▶ SOURCE DATA:
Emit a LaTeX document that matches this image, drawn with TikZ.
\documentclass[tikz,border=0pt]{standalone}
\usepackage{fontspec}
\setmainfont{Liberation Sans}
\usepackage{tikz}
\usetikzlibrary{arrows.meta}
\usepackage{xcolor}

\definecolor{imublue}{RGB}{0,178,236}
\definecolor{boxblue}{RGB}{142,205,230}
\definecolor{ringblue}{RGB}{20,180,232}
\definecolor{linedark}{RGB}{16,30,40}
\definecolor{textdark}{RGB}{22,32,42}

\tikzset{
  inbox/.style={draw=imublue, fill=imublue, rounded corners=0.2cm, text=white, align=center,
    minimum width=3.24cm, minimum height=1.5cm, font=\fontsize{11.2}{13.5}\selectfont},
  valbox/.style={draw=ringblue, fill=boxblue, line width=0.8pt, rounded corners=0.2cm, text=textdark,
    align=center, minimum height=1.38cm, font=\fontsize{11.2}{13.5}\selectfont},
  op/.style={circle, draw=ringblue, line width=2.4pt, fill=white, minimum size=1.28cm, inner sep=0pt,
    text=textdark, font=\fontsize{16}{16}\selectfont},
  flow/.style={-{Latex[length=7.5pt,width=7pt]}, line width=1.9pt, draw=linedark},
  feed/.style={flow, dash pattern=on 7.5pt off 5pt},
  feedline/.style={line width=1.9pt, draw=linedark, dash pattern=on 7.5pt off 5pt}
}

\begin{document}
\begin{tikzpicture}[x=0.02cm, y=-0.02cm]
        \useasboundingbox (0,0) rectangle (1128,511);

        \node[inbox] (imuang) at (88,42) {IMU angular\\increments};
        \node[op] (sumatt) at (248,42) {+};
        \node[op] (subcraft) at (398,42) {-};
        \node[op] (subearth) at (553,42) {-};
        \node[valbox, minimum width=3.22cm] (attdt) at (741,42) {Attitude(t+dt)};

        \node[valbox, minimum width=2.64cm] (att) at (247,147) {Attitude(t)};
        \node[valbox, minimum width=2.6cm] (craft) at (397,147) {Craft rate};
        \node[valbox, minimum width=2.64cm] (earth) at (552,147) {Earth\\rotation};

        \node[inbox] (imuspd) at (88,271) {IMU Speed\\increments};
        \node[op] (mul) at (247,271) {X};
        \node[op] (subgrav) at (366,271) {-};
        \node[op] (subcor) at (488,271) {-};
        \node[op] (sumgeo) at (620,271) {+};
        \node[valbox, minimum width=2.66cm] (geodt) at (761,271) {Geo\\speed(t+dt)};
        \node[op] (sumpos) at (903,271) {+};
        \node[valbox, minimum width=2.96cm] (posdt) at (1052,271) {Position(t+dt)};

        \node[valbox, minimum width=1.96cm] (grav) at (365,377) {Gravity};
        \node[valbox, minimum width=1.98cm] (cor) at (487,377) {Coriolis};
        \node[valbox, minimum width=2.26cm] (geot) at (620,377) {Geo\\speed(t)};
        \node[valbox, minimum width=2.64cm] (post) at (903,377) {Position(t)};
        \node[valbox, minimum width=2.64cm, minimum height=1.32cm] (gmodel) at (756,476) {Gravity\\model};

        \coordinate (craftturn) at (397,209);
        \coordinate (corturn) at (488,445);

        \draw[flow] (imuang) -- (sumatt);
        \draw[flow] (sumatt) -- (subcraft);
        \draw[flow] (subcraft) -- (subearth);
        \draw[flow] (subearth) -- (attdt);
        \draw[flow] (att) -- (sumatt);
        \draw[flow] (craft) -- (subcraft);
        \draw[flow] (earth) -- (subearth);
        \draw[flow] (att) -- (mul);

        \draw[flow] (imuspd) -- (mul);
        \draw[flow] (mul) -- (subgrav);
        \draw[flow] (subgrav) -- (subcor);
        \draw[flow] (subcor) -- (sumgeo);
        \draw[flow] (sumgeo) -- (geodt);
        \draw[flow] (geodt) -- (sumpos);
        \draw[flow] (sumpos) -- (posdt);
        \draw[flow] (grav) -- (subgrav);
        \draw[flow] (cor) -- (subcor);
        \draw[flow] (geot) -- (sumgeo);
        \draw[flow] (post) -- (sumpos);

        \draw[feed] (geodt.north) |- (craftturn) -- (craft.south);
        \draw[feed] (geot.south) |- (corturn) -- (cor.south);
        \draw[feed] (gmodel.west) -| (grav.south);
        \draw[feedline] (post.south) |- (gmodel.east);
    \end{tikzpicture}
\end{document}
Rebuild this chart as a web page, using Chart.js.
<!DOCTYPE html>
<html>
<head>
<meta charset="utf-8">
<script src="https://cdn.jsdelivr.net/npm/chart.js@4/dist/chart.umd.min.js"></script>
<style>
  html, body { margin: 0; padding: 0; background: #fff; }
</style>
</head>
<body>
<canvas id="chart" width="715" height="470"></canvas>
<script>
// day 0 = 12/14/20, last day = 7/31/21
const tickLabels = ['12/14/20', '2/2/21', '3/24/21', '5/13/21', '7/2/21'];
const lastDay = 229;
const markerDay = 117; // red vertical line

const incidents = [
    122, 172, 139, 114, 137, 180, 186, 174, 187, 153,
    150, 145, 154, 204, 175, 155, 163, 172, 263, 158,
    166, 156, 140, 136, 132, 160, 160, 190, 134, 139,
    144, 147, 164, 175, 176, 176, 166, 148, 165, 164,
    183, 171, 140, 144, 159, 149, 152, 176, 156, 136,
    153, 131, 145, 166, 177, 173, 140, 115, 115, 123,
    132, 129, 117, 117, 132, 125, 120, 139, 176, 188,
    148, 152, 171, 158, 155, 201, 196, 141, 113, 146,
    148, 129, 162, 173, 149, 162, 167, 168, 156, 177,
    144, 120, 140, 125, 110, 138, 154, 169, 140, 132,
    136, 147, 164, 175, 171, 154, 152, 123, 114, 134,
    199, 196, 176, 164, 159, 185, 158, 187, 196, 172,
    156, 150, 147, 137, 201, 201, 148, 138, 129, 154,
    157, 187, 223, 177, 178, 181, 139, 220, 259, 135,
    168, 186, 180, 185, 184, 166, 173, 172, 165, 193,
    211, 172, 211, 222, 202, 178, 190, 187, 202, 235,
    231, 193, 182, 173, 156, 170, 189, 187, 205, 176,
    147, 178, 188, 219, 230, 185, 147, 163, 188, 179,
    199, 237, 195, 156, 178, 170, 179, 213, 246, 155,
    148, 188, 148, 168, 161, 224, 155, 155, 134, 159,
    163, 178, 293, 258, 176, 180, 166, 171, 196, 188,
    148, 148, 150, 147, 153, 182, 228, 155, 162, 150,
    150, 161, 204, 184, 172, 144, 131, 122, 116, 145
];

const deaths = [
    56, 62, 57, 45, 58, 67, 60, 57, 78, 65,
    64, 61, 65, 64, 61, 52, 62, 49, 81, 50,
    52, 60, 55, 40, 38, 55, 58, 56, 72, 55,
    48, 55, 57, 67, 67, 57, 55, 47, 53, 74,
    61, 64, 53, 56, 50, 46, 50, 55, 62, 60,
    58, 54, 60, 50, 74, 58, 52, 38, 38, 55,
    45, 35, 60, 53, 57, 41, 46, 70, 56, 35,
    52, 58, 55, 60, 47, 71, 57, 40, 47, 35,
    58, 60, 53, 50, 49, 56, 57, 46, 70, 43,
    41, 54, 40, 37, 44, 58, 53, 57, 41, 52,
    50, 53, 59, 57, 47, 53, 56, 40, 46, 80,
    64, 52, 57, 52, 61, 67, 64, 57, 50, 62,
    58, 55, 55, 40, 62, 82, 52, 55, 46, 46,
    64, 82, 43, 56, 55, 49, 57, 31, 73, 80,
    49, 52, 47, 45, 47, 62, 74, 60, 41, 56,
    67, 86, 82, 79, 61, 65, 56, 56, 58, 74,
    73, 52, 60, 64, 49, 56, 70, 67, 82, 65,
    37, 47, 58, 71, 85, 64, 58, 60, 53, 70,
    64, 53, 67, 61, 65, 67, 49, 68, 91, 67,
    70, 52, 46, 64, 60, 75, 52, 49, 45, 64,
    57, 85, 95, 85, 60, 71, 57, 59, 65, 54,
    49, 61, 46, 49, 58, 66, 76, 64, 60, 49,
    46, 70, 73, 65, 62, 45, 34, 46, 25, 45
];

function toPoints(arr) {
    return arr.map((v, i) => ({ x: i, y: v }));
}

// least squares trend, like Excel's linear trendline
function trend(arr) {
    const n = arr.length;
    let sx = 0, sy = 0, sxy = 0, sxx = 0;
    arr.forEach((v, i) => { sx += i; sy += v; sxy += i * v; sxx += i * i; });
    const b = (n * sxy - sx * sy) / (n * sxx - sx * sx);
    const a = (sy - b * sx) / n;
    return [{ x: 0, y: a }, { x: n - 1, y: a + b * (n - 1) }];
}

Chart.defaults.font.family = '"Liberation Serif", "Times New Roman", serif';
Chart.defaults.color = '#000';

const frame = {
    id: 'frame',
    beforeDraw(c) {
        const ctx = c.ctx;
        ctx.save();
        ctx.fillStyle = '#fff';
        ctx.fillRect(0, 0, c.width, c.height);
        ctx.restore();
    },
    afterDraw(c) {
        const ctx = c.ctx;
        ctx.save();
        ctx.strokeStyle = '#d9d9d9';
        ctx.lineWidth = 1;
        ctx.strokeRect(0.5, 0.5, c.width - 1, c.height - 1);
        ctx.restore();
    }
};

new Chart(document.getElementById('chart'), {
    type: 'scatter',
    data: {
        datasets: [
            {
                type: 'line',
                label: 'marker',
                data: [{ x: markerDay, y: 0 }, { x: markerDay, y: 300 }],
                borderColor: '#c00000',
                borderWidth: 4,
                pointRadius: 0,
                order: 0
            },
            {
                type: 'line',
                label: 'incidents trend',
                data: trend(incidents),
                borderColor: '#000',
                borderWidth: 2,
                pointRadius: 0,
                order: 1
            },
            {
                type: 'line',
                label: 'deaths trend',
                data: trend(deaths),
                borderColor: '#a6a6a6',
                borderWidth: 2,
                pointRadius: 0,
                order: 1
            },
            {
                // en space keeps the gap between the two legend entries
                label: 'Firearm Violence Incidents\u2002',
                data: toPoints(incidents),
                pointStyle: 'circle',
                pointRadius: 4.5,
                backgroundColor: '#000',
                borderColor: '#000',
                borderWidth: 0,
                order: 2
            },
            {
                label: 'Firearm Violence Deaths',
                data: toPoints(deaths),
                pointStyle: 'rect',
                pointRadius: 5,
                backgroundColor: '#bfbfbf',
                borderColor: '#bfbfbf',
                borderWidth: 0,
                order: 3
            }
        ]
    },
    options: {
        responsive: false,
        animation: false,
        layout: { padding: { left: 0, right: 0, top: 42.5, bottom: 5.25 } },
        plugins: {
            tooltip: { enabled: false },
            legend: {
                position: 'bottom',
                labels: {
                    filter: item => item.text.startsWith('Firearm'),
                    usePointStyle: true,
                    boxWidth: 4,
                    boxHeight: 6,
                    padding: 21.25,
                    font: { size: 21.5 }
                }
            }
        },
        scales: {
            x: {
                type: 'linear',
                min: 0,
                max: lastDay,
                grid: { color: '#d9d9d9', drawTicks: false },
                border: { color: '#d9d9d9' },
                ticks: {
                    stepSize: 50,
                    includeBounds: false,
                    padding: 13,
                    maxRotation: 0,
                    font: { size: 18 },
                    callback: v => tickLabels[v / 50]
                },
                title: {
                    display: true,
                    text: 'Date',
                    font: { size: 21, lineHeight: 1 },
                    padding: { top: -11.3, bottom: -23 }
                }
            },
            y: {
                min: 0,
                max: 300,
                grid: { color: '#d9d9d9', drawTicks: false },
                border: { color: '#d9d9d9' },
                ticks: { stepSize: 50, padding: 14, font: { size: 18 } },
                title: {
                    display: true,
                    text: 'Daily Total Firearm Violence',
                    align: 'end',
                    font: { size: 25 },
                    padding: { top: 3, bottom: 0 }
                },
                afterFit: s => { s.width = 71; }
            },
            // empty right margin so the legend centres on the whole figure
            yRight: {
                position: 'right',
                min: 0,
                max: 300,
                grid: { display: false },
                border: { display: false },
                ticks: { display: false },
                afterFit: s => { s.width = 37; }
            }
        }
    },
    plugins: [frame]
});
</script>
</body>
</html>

▶ WHAT THE EXERCISE ASKS:
Only lines holding the string "this" are wanted; gather each one from the entries above.

▶ RIGHT ANSWER:
Emit a LaTeX document that matches this image, drawn with TikZ.
Rebuild this chart as a web page, using Chart.js.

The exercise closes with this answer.